The Māori Land Court Today
The Māori land Court is administered by the Department of Māori Affairs also known as Te Puni Kokiri. The judges are selected from the lawyers, who practice as both barristers and solicitors. They must have at least seven years of experience, and must have specific knowledge of both Māori language and tikanga. The latter may sound obvious, but was only introduced in 2002. Over the years, the judges of the Court have been drawn from the ranks of the relatively small numbers of lawyers who practiced in the Court. Judges who are of Māori descent have only recently been appointed, which appears odd considering the need for knowledge of custom and history.
The Māori Land Court is set up under the Te Ture Whenua Māori Act 1993 and has jurisdiction to hear matters relating to Māori land. The Māori Land Court has a Chief Judge and a Deputy Chief Judge as well as resident Judges in most Māori Land Court districts. These Judges are appointed by the Governor-General. The Judges of the Māori Land Court are also Judges of the Māori Appellate Court. The Māori Appellate Court is a court of record originally set up under the Māori Land Court Act 1894, and now set up under Te Ture Whenua Māori Act 1993. It hears appeals from the Māori Land Court. Three or more Judges have power to act as the Māori Appellate Court.
The Māori Land Court and the Māori Appellate Court may state a case requesting the opinion of the High Court on any point of law arising in proceedings before it.

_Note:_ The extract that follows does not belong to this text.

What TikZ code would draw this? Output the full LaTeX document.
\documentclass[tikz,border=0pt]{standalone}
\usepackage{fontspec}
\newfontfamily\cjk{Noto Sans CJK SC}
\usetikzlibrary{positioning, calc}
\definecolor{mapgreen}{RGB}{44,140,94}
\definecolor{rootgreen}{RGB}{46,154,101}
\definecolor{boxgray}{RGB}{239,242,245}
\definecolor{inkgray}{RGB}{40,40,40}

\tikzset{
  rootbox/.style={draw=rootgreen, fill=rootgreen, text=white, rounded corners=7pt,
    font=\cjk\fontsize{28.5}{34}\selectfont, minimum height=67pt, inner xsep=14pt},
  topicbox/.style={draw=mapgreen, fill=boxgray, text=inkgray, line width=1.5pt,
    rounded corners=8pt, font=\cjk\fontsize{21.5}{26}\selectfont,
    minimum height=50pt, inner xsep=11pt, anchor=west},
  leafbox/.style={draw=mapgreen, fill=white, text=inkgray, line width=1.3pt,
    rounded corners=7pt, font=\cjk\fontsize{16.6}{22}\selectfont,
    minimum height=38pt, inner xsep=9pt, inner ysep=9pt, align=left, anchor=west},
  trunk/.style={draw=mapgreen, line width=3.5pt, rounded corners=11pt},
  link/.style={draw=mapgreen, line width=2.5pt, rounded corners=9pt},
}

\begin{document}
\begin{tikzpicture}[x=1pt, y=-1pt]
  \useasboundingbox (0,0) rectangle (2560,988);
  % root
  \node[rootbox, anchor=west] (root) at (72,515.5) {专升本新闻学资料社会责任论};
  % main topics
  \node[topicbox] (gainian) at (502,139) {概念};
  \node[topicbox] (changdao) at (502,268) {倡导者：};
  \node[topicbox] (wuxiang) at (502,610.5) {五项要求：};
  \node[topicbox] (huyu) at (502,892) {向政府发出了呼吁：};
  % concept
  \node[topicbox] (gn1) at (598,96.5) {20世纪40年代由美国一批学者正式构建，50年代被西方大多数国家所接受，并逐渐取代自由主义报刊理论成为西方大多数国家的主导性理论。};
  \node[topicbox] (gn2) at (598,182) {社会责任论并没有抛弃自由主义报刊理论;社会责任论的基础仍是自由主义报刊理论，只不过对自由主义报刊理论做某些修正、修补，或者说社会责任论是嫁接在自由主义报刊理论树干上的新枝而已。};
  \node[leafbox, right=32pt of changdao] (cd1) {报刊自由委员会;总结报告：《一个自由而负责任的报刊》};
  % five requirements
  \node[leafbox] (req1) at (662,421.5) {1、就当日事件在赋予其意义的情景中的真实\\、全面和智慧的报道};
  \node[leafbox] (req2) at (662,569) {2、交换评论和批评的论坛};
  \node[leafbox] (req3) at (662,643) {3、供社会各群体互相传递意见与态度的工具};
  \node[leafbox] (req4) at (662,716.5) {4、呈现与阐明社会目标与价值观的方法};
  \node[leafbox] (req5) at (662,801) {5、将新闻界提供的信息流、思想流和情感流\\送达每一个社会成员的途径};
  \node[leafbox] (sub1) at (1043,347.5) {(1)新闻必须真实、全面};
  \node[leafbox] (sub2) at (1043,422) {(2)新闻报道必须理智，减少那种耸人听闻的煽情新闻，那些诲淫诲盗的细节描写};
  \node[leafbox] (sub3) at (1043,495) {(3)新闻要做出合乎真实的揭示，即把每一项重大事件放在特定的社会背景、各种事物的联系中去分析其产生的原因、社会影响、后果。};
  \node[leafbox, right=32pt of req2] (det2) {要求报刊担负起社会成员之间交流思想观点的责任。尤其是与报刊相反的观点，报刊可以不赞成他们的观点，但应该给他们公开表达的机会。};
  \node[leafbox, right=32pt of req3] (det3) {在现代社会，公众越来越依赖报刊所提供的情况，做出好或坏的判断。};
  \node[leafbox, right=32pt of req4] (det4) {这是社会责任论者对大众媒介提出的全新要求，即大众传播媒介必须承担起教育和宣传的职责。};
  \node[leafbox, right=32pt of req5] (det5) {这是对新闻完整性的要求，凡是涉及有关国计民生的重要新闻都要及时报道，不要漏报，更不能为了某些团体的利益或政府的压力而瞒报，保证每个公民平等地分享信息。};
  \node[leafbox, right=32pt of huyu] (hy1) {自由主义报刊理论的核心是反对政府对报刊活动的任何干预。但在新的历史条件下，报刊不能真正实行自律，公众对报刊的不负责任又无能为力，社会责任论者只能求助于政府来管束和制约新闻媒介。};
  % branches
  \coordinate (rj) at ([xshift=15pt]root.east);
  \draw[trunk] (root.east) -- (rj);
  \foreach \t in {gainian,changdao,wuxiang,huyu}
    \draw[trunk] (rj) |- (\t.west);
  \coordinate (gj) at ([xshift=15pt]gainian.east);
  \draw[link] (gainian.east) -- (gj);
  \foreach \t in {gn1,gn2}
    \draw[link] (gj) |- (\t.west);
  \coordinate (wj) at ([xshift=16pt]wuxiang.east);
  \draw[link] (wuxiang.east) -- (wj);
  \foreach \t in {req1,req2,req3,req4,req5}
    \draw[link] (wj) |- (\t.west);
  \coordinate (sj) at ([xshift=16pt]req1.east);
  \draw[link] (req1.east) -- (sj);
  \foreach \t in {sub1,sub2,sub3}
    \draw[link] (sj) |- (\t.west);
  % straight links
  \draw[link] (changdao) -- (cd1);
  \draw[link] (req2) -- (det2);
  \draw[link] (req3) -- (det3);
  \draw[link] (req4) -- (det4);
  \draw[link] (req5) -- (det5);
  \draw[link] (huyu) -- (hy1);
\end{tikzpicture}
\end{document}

The decision of the High Court on that point is subject to an appeal to the Court of Appeal. The decision of the High Court or the Court of Appeal, as the case may be, is binding on the Māori Land Court and the Māori Appellate Court.

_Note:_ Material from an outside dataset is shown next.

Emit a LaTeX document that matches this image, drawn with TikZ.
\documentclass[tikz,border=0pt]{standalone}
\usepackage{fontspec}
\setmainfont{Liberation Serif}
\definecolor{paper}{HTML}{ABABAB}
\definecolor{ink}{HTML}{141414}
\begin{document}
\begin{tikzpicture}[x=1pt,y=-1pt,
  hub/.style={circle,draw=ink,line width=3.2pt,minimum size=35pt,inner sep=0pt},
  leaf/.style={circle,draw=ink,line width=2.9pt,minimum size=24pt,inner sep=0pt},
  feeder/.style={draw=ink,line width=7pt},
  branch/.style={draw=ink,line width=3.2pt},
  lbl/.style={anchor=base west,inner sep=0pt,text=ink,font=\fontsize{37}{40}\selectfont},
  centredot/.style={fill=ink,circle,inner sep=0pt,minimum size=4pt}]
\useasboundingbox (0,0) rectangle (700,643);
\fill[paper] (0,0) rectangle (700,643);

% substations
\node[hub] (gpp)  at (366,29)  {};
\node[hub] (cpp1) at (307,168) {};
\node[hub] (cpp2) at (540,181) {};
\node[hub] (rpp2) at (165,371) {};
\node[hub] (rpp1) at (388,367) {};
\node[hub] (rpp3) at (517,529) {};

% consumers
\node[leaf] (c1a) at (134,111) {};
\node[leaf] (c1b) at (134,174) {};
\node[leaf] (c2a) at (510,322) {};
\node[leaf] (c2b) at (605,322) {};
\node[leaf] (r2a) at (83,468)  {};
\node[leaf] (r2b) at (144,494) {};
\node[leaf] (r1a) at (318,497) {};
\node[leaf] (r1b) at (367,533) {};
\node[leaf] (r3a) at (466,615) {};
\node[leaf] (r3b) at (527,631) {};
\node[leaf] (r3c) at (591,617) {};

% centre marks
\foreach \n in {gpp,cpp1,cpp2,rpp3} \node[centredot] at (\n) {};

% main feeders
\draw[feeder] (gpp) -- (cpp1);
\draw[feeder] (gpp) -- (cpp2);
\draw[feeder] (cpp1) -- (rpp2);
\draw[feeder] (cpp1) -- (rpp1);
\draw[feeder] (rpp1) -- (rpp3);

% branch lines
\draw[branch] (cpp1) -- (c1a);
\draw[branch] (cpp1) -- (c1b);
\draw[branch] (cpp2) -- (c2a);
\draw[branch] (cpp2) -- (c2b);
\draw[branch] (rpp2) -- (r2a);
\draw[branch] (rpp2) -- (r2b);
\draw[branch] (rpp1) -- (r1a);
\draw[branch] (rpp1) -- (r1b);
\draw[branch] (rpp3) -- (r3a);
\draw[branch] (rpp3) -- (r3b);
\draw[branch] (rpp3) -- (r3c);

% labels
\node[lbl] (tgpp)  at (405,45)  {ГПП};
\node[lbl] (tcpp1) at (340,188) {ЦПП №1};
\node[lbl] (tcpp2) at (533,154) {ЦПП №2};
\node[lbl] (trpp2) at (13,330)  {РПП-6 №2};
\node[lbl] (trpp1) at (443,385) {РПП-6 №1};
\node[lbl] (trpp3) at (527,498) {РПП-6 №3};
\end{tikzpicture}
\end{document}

The functions of the Māori Land Court are:
To promote the management of Māori land by its owners by maintaining the records of title and ownership information of Māori land
To service the Māori Land Courts and related Tribunals
To provide land information from the Māori Land Court and Crown agencies.
To contribute to the administration of Māori land
To preserve taonga Māori
The principal matters in which the Māori Land Court has jurisdiction under Te Ture Whenua Māori Act 1993 are:
Appointment of trustees for persons under disability
Succession orders in respect of interests in Māori land - the Māori Land Court has power to make vesting orders on succession in certain circumstances to those who are proven to be entitled to succeed to a deceased owner of Māori freehold land
Partition orders under section 289 of the Act
Vesting orders transferring or gifting land or interests in land under section 164 of the Act
Orders creating incorporation of Māori land owners under section 247 of the Act
Calling meetings of owners to consider alienation and use of Māori land
Confirmation of alienation of Māori land under section 326 of the Act
Appointment of trustees to carry out certain functions for the benefit of the beneficial owners
Charging orders in respect of rates owing
Appointment of agents for various purposes.

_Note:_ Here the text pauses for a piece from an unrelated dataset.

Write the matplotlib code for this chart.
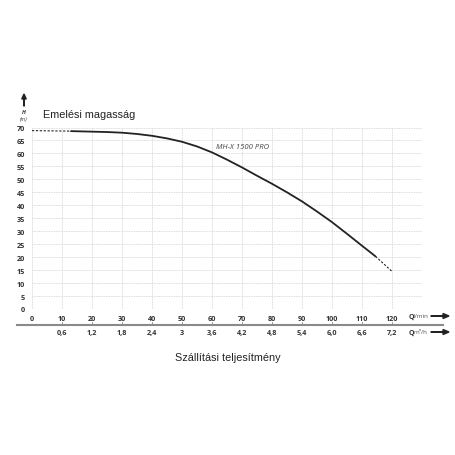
import matplotlib
matplotlib.use("Agg")
import matplotlib.pyplot as plt

# pump curve (Q in l/min, H in m)
q_lmin = [0, 13, 20, 25, 30, 35, 40, 45, 50, 55, 60, 65, 70, 75, 80, 85, 90, 95, 100,
          105, 110, 114.5, 120]
h_m = [68.8, 68.6, 68.4, 68.25, 68.0, 67.5, 66.8, 65.8, 64.5, 62.7, 60.4, 57.6, 54.6,
       51.4, 48.3, 45.0, 41.5, 37.6, 33.5, 29.0, 24.4, 20.3, 14.5]
solid_from, solid_to = 1, 21  # index range drawn solid, the rest dashed

x_ticks = [0, 10, 20, 30, 40, 50, 60, 70, 80, 90, 100, 110, 120]
y_ticks = [0, 5, 10, 15, 20, 25, 30, 35, 40, 45, 50, 55, 60, 65, 70]
m3h_labels = ["0,6", "1,2", "1,8", "2,4", "3", "3,6", "4,2", "4,8", "5,4", "6,0", "6,6", "7,2"]

W = 456.0


def fx(px):
    return px / W


def fy(py):
    return 1 - py / W


fig = plt.figure(figsize=(4.56, 4.56), dpi=100)
fig.patch.set_facecolor("white")

ax = fig.add_axes([fx(32), fy(310), 390 / W, 181.5 / W])
ax.set_xlim(0, 130)
ax.set_ylim(0, 70)

# grid
for v in range(0, 140, 10):
    ax.axvline(v, color="#cfcfcf", lw=0.6, ls=(0, (1, 1)), zorder=0)
for v in y_ticks:
    ax.axhline(v, color="#cfcfcf", lw=0.6, ls=(0, (1, 1)), zorder=0)

for s in ax.spines.values():
    s.set_visible(False)

ax.set_xticks(x_ticks)
ax.set_yticks(y_ticks)
ax.tick_params(length=0, labelsize=5.2, colors="#333333")
ax.tick_params(axis="x", pad=4)
ax.tick_params(axis="y", pad=5)
for lab in ax.get_xticklabels() + ax.get_yticklabels():
    lab.set_fontfamily("Open Sans")
    lab.set_fontweight("bold")

# curve
ax.plot(q_lmin[: solid_from + 1], h_m[: solid_from + 1], color="#222222", lw=0.8,
        ls=(0, (2, 1.5)), zorder=3)
ax.plot(q_lmin[solid_from: solid_to + 1], h_m[solid_from: solid_to + 1], color="#222222",
        lw=1.3, zorder=3, solid_capstyle="round", solid_joinstyle="round")
ax.plot(q_lmin[solid_to:], h_m[solid_to:], color="#222222", lw=0.8,
        ls=(0, (2, 1.5)), zorder=3)

ax.text(61.5, 62.5, "MH-X 1500 PRO", fontsize=5.5, style="italic", color="#444444",
        family="Open Sans", ha="left", va="center")

# titles
fig.text(fx(43), fy(115), "Emelési magasság", fontsize=7.8, family="Liberation Sans",
         color="#222222", ha="left", va="center")
fig.text(fx(228), fy(358), "Szállítási teljesítmény", fontsize=7.8,
         family="Liberation Sans", color="#222222", ha="center", va="center")

# y axis marker
fig.patches.append(matplotlib.patches.FancyArrow(
    fx(24), fy(107), 0, 7 / W, width=0.6 / W, head_width=4.5 / W, head_length=5 / W,
    color="#222222", transform=fig.transFigure, figure=fig))
fig.text(fx(24), fy(112.5), "H", fontsize=4, style="italic", fontweight="bold",
         family="Open Sans", color="#333333", ha="center", va="center")
fig.text(fx(24), fy(119), "(m)", fontsize=3.8, style="italic", family="Open Sans",
         color="#333333", ha="center", va="center")

# separator between the two flow scales
fig.add_artist(plt.Line2D([fx(17), fx(443)], [fy(325.5), fy(325.5)],
                          color="#8a8a8a", lw=1.5, transform=fig.transFigure))
x0_px, step_px = 32.0, 390.0 / 130
for i, lab in enumerate(m3h_labels):
    px = x0_px + (i + 1) * 10 * step_px
    fig.add_artist(plt.Line2D([fx(px), fx(px)], [fy(325.5), fy(322.5)],
                              color="#8a8a8a", lw=0.6, transform=fig.transFigure))
    fig.text(fx(px), fy(334), lab, fontsize=5.2, fontweight="bold", family="Open Sans",
             color="#333333", ha="center", va="center")

# unit labels with arrows
for ypx, unit in [(317, "l/min"), (333, "m³/h")]:
    fig.text(fx(409), fy(ypx), "Q", fontsize=5, fontweight="bold", family="Open Sans",
             color="#333333", ha="left", va="center")
    fig.text(fx(414), fy(ypx), unit, fontsize=4.5, family="Open Sans",
             color="#555555", ha="left", va="center")
    fig.patches.append(matplotlib.patches.FancyArrow(
        fx(431), fy(ypx), 12 / W, 0, width=0.6 / W, head_width=5 / W, head_length=6 / W,
        color="#222222", transform=fig.transFigure, figure=fig))

fig.savefig("out.png", dpi=100, facecolor="white")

In addition, the Māori Land Court may have special powers conferred on it by statute or by Order in Council. Services provided by the Māori Land Court The Māori Land Court services are available through its seven registry offices, three information offices, and a website. The Māori Land Court also holds other important records - for example on adoptions, probates and letters of administration stemming from the time the Māori Land Court had jurisdiction in these areas.
Other information held in the Court Records includes: Māori Land Court surveys, partitions of Māori land, utilisation of Māori land, incorporation of owners, Māori land required for public works, Māori land alienations, judgments of Māori Land Courts, status declarations of Māori land, succession, burial grounds, Māori reservations, Māori school sites.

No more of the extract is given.